Es una observación muy oportuna en la que conviene detenerse hoy especialmente. Porque la posición ética y filosófica del cinismo tiene una noble tradición en la Antigüedad y no está excluida como posición política según cómo se entienda el discurso y la propia práctica analítica: cada uno encerrado en el tonel de Diógenes, aceptando la visita de otro individuo que viene con su propio tonel, en una suma de toneles dentro de toneles. Lo que puede dar una forma de no-vínculo, des-vínculo social bastante curioso.
Es una alternativa que sabemos que no está excluida cuando hablamos, por ejemplo, del “saldo cínico” irreductible al final de la experiencia analítica, una experiencia que termina necesariamente descubriendo el axioma que, de hecho, la precede: y es que “el Otro no existe” como tal. Esto daría para una sabia Escuela del cinismo, y también para una política que termina abogando, sin embargo, precisamente por la liquidación de la transferencia. Sabemos que es una posibilidad, que esta ha sido, y es a veces de manera explícita, la posición de algunos psicoanalistas.
No parece, sin embargo, un buen destino para el discurso del psicoanalista siguiendo la pendiente de lo que, con razón, se llama en estas páginas, siguiendo la expresión de Jacques-Alain Miller, “la degradación del empleo del psicoanálisis”.
Quiero señalar aquí un detalle de esta expresión cuya lectura está de acuerdo con la anterior, “hay que inventar al Otro (con mayúscula)”. Y es que no se trata de la degradación del psicoanálisis mismo sino de su empleo, del uso que se haga de él. Porque el psicoanálisis, el dispositivo analítico funciona, incluso a pesar de los propios analistas.

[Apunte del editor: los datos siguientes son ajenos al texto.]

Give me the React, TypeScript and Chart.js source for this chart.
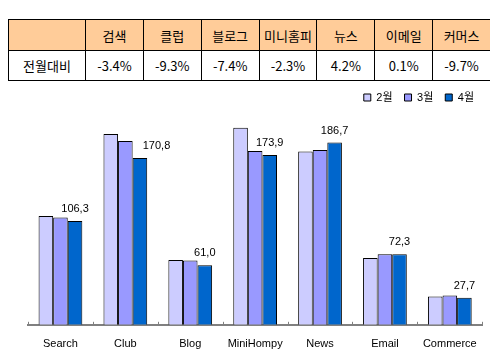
import React, { useEffect, useRef } from "react";
import { Chart, registerables } from "chart.js";
Chart.register(...registerables);

const categories = ["Search", "Club", "Blog", "MiniHompy", "News", "Email", "Commerce"];
const seriesNames = ["2월", "3월", "4월"];
const febValues = [111.5, 195.5, 66.5, 202.0, 177.5, 68.5, 29.0];
const marValues = [110.0, 188.3, 65.9, 178.0, 179.2, 72.2, 30.0];
const aprValues = [106.3, 170.8, 61.0, 173.9, 186.7, 72.3, 27.7];
const tableHeaders = ["검색", "클럽", "블로그", "미니홈피", "뉴스", "이메일", "커머스"];
const tableRowLabel = "전월대비";
const tableChanges = ["-3.4%", "-9.3%", "-7.4%", "-2.3%", "4.2%", "0.1%", "-9.7%"];
const yMax = 217;

const seriesColors = ["#CCCCFF", "#9999FF", "#0066CC"];
const FONT = "'Liberation Sans', 'Noto Sans CJK KR', sans-serif";

const valueLabelPlugin = {
  id: "valueLabels",
  afterDatasetsDraw(chart: any) {
    const ctx = chart.ctx;
    const meta = chart.getDatasetMeta(2);
    const prev = chart.getDatasetMeta(1);
    ctx.save();
    ctx.font = `11px ${FONT}`;
    ctx.fillStyle = "#000";
    ctx.textAlign = "center";
    ctx.textBaseline = "middle";
    meta.data.forEach((bar: any, i: number) => {
      const v = chart.data.datasets[2].data[i] as number;
      const text = v.toFixed(1).replace(".", ",");
      const w = ctx.measureText(text).width;
      let x = bar.x;
      const y = bar.y - 12;
      const pb = prev.data[i];
      const left = x - w / 2;
      const pRight = pb.x + pb.width / 2;
      if (left < pRight && y + 6 > pb.y) {
        x = bar.x + bar.width + 2;
      }
      ctx.fillText(text, x, y);
    });
    ctx.restore();
  },
};

const tickMarkPlugin = {
  id: "tickMarks",
  afterDraw(chart: any) {
    const ctx = chart.ctx;
    const xs = chart.scales.x;
    const n = chart.data.labels.length;
    const base = chart.chartArea.bottom;
    ctx.save();
    ctx.strokeStyle = "#808080";
    ctx.lineWidth = 1;
    for (let k = 0; k <= n; k++) {
      const px = Math.round(xs.getPixelForValue(k - 0.5)) + 0.5;
      ctx.beginPath();
      ctx.moveTo(px, base - 3);
      ctx.lineTo(px, base + 1);
      ctx.stroke();
    }
    ctx.restore();
  },
};

function ChartCanvas() {
  const ref = useRef<HTMLCanvasElement>(null);
  useEffect(() => {
    if (!ref.current) return;
    const values = [febValues, marValues, aprValues];
    const chart = new Chart(ref.current, {
      type: "bar",
      data: {
        labels: categories,
        datasets: seriesNames.map((name, i) => ({
          label: name,
          data: values[i],
          backgroundColor: seriesColors[i],
          borderColor: "#000000",
          borderWidth: 1,
          borderSkipped: "bottom",
          categoryPercentage: 0.674,
          barPercentage: 1,
        })),
      },
      options: {
        responsive: false,
        animation: false,
        layout: { padding: { left: 20, right: 4, top: 0, bottom: 1 } },
        plugins: {
          legend: {
            position: "top",
            align: "end",
            labels: {
              boxWidth: 7,
              boxHeight: 7,
              padding: 12,
              color: "#000",
              font: { family: FONT, size: 11 },
            },
          },
          tooltip: { enabled: false },
        },
        scales: {
          x: {
            grid: { display: true, drawOnChartArea: false, drawTicks: false },
            border: { display: true, color: "#808080", width: 2 },
            ticks: { color: "#000", padding: 13, font: { family: FONT, size: 11 } },
          },
          y: { display: false, min: 0, max: yMax },
        },
      },
      plugins: [valueLabelPlugin, tickMarkPlugin],
    });
    return () => chart.destroy();
  }, []);
  return <canvas ref={ref} width={482} height={285} />;
}

const cellStyle: React.CSSProperties = {
  border: "1px solid #000",
  padding: 0,
  textAlign: "center",
  verticalAlign: "middle",
  fontSize: "13px",
};

export default function App() {
  return (
    <div style={{ position: "relative", width: 482, height: 344, overflow: "hidden", fontFamily: "'Noto Sans CJK KR', sans-serif" }}>
      <table
        style={{
          position: "absolute",
          top: 11,
          left: 0,
          width: 482,
          borderCollapse: "collapse",
          tableLayout: "fixed",
        }}
      >
        <colgroup>
          <col style={{ width: 77 }} />
          {tableHeaders.map((h) => (
            <col key={h} style={{ width: 57.86 }} />
          ))}
        </colgroup>
        <tbody>
          <tr style={{ height: 31, background: "#FFCC99" }}>
            <td style={cellStyle}></td>
            {tableHeaders.map((h) => (
              <td key={h} style={cellStyle}>{h}</td>
            ))}
          </tr>
          <tr style={{ height: 30, background: "#FFFFFF" }}>
            <td style={cellStyle}>{tableRowLabel}</td>
            {tableChanges.map((c, i) => (
              <td key={i} style={cellStyle}>{c}</td>
            ))}
          </tr>
        </tbody>
      </table>
      <div style={{ position: "absolute", top: 72, left: 0 }}>
        <ChartCanvas />
      </div>
    </div>
  );
}
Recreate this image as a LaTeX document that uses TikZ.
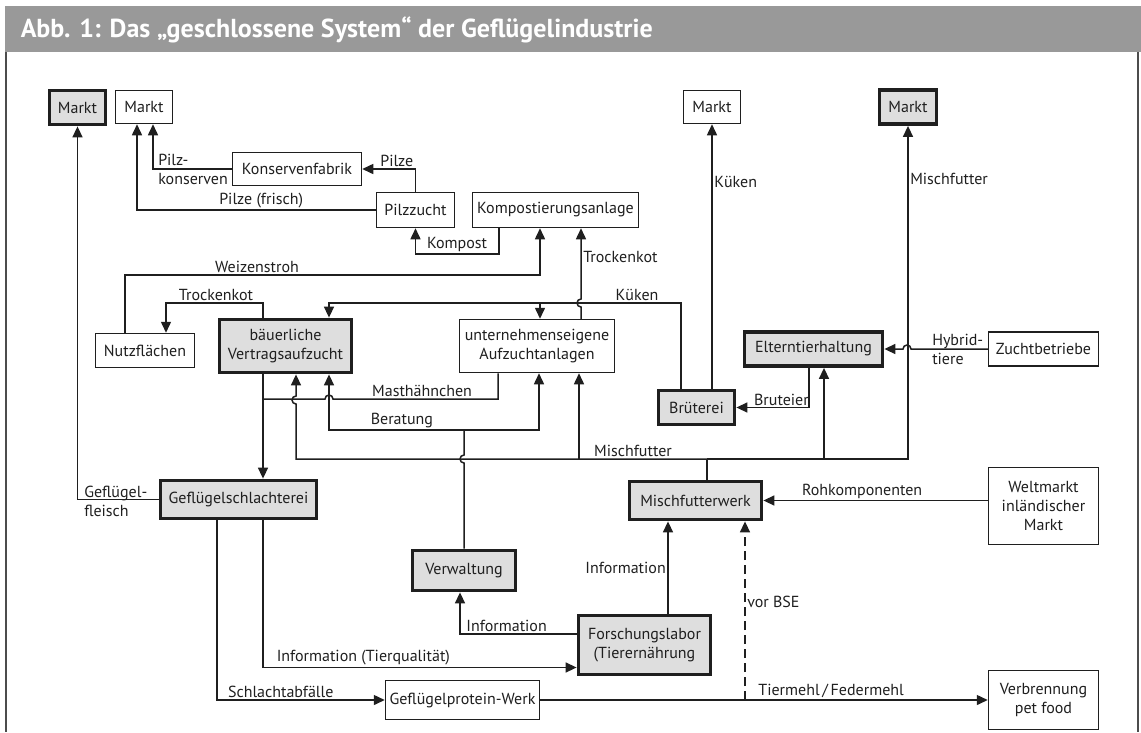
\documentclass[tikz,border=0pt]{standalone}
\usepackage{fontspec}
\setmainfont{PT Sans}
\usetikzlibrary{arrows.meta}
\tikzset{>={Triangle[length=11pt,width=10pt]}}
\colorlet{linecol}{black!88}
\colorlet{boxgray}{black!13}
\colorlet{bargray}{black!40}
\tikzset{
  box/.style={draw=linecol,line width=1.5pt,fill=white,inner sep=2pt,align=center},
  gbox/.style={box,fill=boxgray,line width=3.8pt},
  sz/.style 2 args={minimum width=#1pt,minimum height=#2pt},
  lbl/.style={inner sep=1.5pt,align=left}
}

\begin{document}
\begin{tikzpicture}[x=1pt,y=-1pt,line width=1.5pt,color=linecol,font=\fontsize{16}{19}\selectfont]
  \useasboundingbox (0,0) rectangle (1141,732);
  % title bar and frame
  \fill[bargray] (5,6) rectangle (1141,52);
  \node[anchor=base west,text=white,inner sep=0pt,font=\fontsize{26}{29}\selectfont\bfseries] (title) at (20,37)
    {Abb. 1: Das „geschlossene System“ der Geflügelindustrie};
  \draw[black!70,line width=2pt] (6,52) -- (6,732) (1138,52) -- (1138,732);

  % boxes
  \node[gbox,sz={56}{34}] (markta) at (77.5,107.5) {Markt};
  \node[box,sz={57}{33}] (marktb) at (144,107) {Markt};
  \node[box,sz={129}{33}] (konserv) at (297,169) {Konservenfabrik};
  \node[box,sz={78}{35}] (pilzzucht) at (415.5,210) {Pilzzucht};
  \node[box,sz={166}{35}] (kompost) at (555.5,210) {Kompostierungsanlage};
  \node[box,sz={57}{33}] (marktc) at (712,107) {Markt};
  \node[gbox,sz={57}{34}] (marktd) at (908,107) {Markt};
  \node[box,sz={99}{34}] (nutz) at (145,350.5) {Nutzflächen};
  \node[gbox,sz={132}{53}] (baeuer) at (285.5,346) {bäuerliche\\Vertragsaufzucht};
  \node[box,sz={155}{53}] (unter) at (537,346) {unternehmenseigene\\Aufzuchtanlagen};
  \node[gbox,sz={76}{34}] (brut) at (696.5,407.5) {Brüterei};
  \node[gbox,sz={138}{34}] (eltern) at (813.5,349) {Elterntierhaltung};
  \node[box,sz={110}{34}] (zucht) at (1043.5,349) {Zuchtbetriebe};
  \node[box,sz={110}{77}] (welt) at (1043.5,506) {Weltmarkt\\inländischer\\Markt};
  \node[gbox,sz={156}{38}] (schlacht) at (238.5,499.5) {Geflügelschlachterei};
  \node[gbox,sz={103}{40}] (verwalt) at (464,570.5) {Verwaltung};
  \node[gbox,sz={132}{59}] (forsch) at (644.5,645) {Forschungslabor\\(Tierernährung};
  \node[gbox,sz={132}{38}] (misch) at (695.5,500.5) {Mischfutterwerk};
  \node[box,sz={154}{39}] (protein) at (462.5,700) {Geflügelprotein-Werk};
  \node[box,sz={110}{59}] (verbr) at (1043.5,700) {Verbrennung\\pet food};

  % markets
  \draw[->] (schlacht.west) -| (markta.south);
  \node[lbl,anchor=west] (lfleisch) at (82,501) {Geflügel-\\fleisch};
  \draw[->] (pilzzucht.west) -| node[lbl,above,pos=0.24]{Pilze (frisch)} ([xshift=-7]marktb.south);
  \draw[->] (konserv.west) -| ([xshift=9]marktb.south);
  \node[lbl,anchor=west] (lkonserv) at (156,169) {Pilz-\\konserven};
  \draw[->] (pilzzucht.north) |- node[lbl,above left,pos=0.5]{Pilze} (konserv.east);
  \draw[->] ([xshift=-56.5]kompost.south) |- (457,254) node[lbl,above]{Kompost} -| (pilzzucht.south);

  % straw and droppings
  \draw[->] ([xshift=-20]nutz.north) |- (257,275) node[lbl,above]{Weizenstroh} -| ([xshift=-15.5]kompost.south);
  \draw[->] ([xshift=-22.5]baeuer.north) |- (216,303) node[lbl,above]{Trockenkot} -| ([xshift=21]nutz.north);
  \draw[->] ([xshift=44]unter.north) -- (581,307) arc[start angle=270,end angle=90,radius=4pt]
    -- node[lbl,right,pos=0.6]{Trockenkot} ([xshift=25.5]kompost.south);

  % chicks
  \coordinate (kf) at (540,303);
  \draw[->] ([xshift=-15.5]brut.north) |- (637,303) node[lbl,above]{Küken} -| ([xshift=43.5]baeuer.north);
  \draw[->] (kf) -- ([xshift=3]unter.north);
  \draw[->] (brut.north -| marktc.south) -- node[lbl,right,pos=0.78]{Küken} (marktc.south);
  \draw[->] ([xshift=-4.5]eltern.south) |- node[lbl,above,pos=0.69]{Bruteier} (brut.east);
  \draw[->] (zucht.west) -- (911,349) arc[start angle=0,end angle=180,radius=4pt] -- (eltern.east);
  \node[lbl,anchor=west] (lhybrid) at (930,349) {Hybrid-\\tiere};

  % feed
  \coordinate (mf) at (707,459);
  \draw ([xshift=11.5]misch.north) -- (mf);
  \draw[->] (mf) -| node[lbl,right,pos=0.92]{Mischfutter} (marktd.south);
  \draw[->] (mf) -- node[lbl,above,pos=0.18]{Mischfutter} (296,459) -- (296,404)
    arc[start angle=270,end angle=90,radius=4pt] -- ([xshift=10.5]baeuer.south);
  \draw[->] (579,459) -- ([xshift=42]unter.south);
  \draw[->] (824,459) -- ([xshift=10.5]eltern.south);

  % broilers and advice
  \draw ([xshift=-39]unter.south) |- node[lbl,above,pos=0.73]{Masthähnchen} (333,399)
    arc[start angle=0,end angle=180,radius=4pt] -- (263,399);
  \draw[->] ([xshift=-22.5]baeuer.south) -- ([xshift=24.5]schlacht.north);
  \coordinate (bf) at (464,430);
  \draw (verwalt.north) -- (464,463) arc[start angle=270,end angle=90,radius=4pt] -- (bf);
  \draw[->] (bf) -| node[lbl,above,pos=0.23]{Beratung} ([xshift=43.5]baeuer.south);
  \draw[->] (bf) -| ([xshift=2]unter.south);

  % information and waste
  \draw[->] ([yshift=11]forsch.west) -| node[lbl,above,pos=0.3]{Information} ([xshift=-4]verwalt.south);
  \draw[->] ([xshift=24.5]schlacht.south) |- node[lbl,above,pos=0.66]{Information (Tierqualität)} ([yshift=-22.5]forsch.west);
  \draw[->] ([xshift=-21.5]schlacht.south) |- node[lbl,above,pos=0.69]{Schlachtabfälle} (protein.west);
  \draw[->] (protein.east) -- node[lbl,above,pos=0.65]{Tiermehl\,/\,Federmehl} (verbr.west);
  \coordinate (bse) at (745,700);
  \draw[->,dashed,dash pattern=on 9pt off 5pt] (bse) -- node[lbl,right,pos=0.55]{vor BSE} ([xshift=49.5]misch.south);
  \draw[->] ([xshift=23.5]forsch.north) -- node[lbl,left,pos=0.5]{Information} ([xshift=-27.5]misch.south);
  \draw[->] (welt.west |- misch.east) -- node[lbl,above,pos=0.56]{Rohkomponenten} (misch.east);
\end{tikzpicture}
\end{document}
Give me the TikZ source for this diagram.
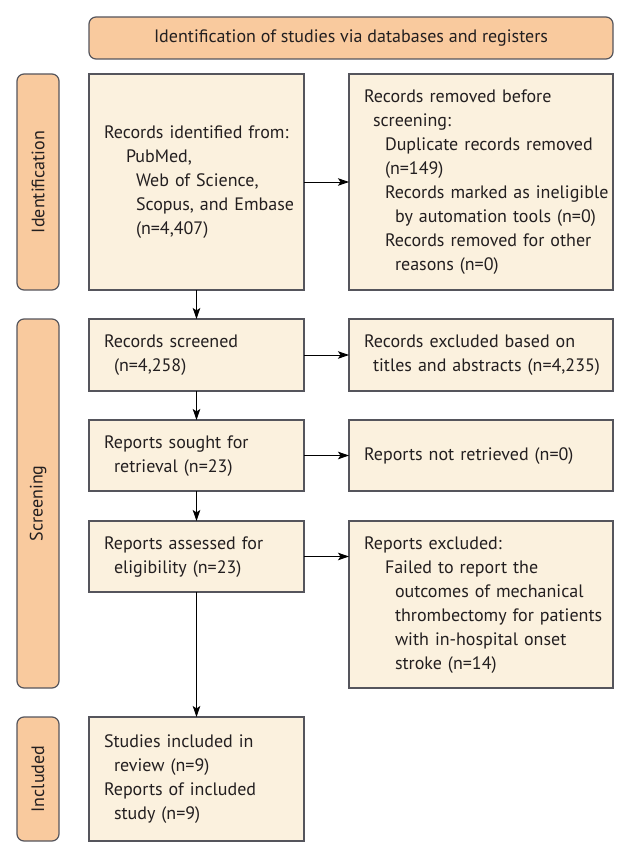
\documentclass[tikz,border=0pt]{standalone}
\usepackage{fontspec}
\setmainfont{PT Sans}
\usetikzlibrary{arrows.meta}

\definecolor{peach}{RGB}{249,202,158}
\definecolor{cream}{RGB}{251,241,222}
\definecolor{edge}{RGB}{85,85,92}
\definecolor{ink}{RGB}{35,31,32}
\newcommand{\boxlines}[1]{\begin{tabular}{@{}l@{}}#1\end{tabular}}

\begin{document}
\begin{tikzpicture}[x=1pt, y=-1pt,
  font=\fontsize{18}{24}\selectfont, text=ink,
    B/.style = {rectangle, draw=edge, fill=cream, line width=1.2pt,% boxes of the flow
                anchor=north west, inner xsep=15pt, inner ysep=0pt,
                outer sep=0pt, align=left},
    L/.style = {B, text width=185pt},% left column
    R/.style = {B, text width=234pt},% right column
    S/.style = {rectangle, rounded corners=7pt, draw=edge, fill=peach,% stage bars
                line width=1.2pt, minimum height=42pt, inner sep=0pt, rotate=90},
    A/.style = {-{Stealth[length=11pt,width=7.5pt,inset=2.5pt]}, line width=0.9pt},
                        ]
\useasboundingbox (0,0) rectangle (631,858);
% header
\node[B, fill=peach, rounded corners=7pt, align=center,
      minimum width=524pt, minimum height=42pt] (head) at (89,17)
      {Identification of studies via databases and registers};
% stage bars
\node[S, minimum width=216pt] (stage1) at (38,182) {Identification};
\node[S, minimum width=369pt] (stage2) at (38,503.5) {Screening};
\node[S, minimum width=124pt] (stage3) at (38,779) {Included};
% left column
\node[L, minimum height=216pt] (ident) at (89,74)
  {\boxlines{Records identified from:\\ \hspace*{22pt}PubMed,\\ \hspace*{32pt}Web of Science,\\
   \hspace*{32pt}Scopus, and Embase\\ \hspace*{32pt}(n=4,407)}};
\node[L, minimum height=72pt] (screened) at (89,319)
  {\boxlines{Records screened\\ \hspace*{10pt}(n=4,258)}};
\node[L, minimum height=71pt] (sought) at (89,420)
  {\boxlines{Reports sought for\\ \hspace*{10pt}retrieval (n=23)}};
\node[L, minimum height=71pt] (assessed) at (89,521)
  {\boxlines{Reports assessed for\\ \hspace*{10pt}eligibility (n=23)}};
\node[L, minimum height=124pt] (incl) at (89,717)
  {\boxlines{Studies included in\\ \hspace*{10pt}review (n=9)\\ Reports of included\\
   \hspace*{10pt}study (n=9)}};
% right column
\node[R, minimum height=216pt] (removed) at (349,74)
  {\boxlines{Records removed before\\ \hspace*{9pt}screening:\\
   \hspace*{21pt}Duplicate records removed\\ \hspace*{21pt}(n=149)\\
   \hspace*{21pt}Records marked as ineligible\\ \hspace*{31pt}by automation tools (n=0)\\
   \hspace*{21pt}Records removed for other\\ \hspace*{31pt}reasons (n=0)}};
\node[R, minimum height=72pt] (excl) at (349,319)
  {\boxlines{Records excluded based on\\ \hspace*{9pt}titles and abstracts (n=4,235)}};
\node[R, minimum height=71pt] (notret) at (349,420)
  {\boxlines{Reports not retrieved (n=0)}};
\node[R, minimum height=167pt] (rexcl) at (349,521)
  {\boxlines{Reports excluded:\\ \hspace*{21pt}Failed to report the\\
   \hspace*{31pt}outcomes of mechanical\\ \hspace*{31pt}thrombectomy for patients\\
   \hspace*{31pt}with in-hospital onset\\ \hspace*{31pt}stroke (n=14)}};
% arrows
\foreach \a/\b in {ident/screened, screened/sought, sought/assessed, assessed/incl}
    \draw[A] (\a.south) -- (\b.north);
\foreach \a/\b in {ident/removed, screened/excl, sought/notret, assessed/rexcl}
    \draw[A] (\a.east) -- (\a.east -| \b.west);
\end{tikzpicture}
\end{document}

Hay que subrayar la palabra “empleo”, o ”uso” (usage en la expresión en francés), del dispositivo y de la transferencia como su principio fundamental, porque es ahí donde se funda la posición política del psicoanalista. Y ello ya desde las primeras observaciones de Jacques Lacan en su texto sobre “La dirección de la cura y los principios de su poder”, donde define la política como lo que gobierna táctica y estrategia en cada cura: “El analista es menos libre todavía en lo que domina estrategia y táctica: a saber, su política...” Es aquí donde el uso del psicoanálisis, el uso de lo que cada uno ha aprendido de su propia experiencia analítica –es decir, que el Otro como tal no existe– resulta decisivo, es ahí donde ese uso puede ser degradado o elevado a una nueva potencia.
Esta es, de hecho, la paradoja propia del discurso analítico y de su política, en la dimensión particular de cada caso y en su dimensión social (dos dimensiones que ya desde Freud y su “Psicología de las masas” no pueden distinguirse en realidad, ya que la segunda es solo una extensión de la primera). Esta paradoja puede enunciarse así: se trata de hacer un uso de la transferencia para hacer existir al Otro sabiendo que ese Otro no existe como tal.
Pues bien, concluiré diciendo que es también esta paradoja la que motiva la necesidad de la existencia de una Escuela, la experiencia de una transferencia de trabajo en ese colectivo que llamamos con Jacques-Alain Miller la Escuela-sujeto, principio de toda política del psicoanálisis lacaniano.
Y el trabajo que supone este libro es un buen ejemplo de ello.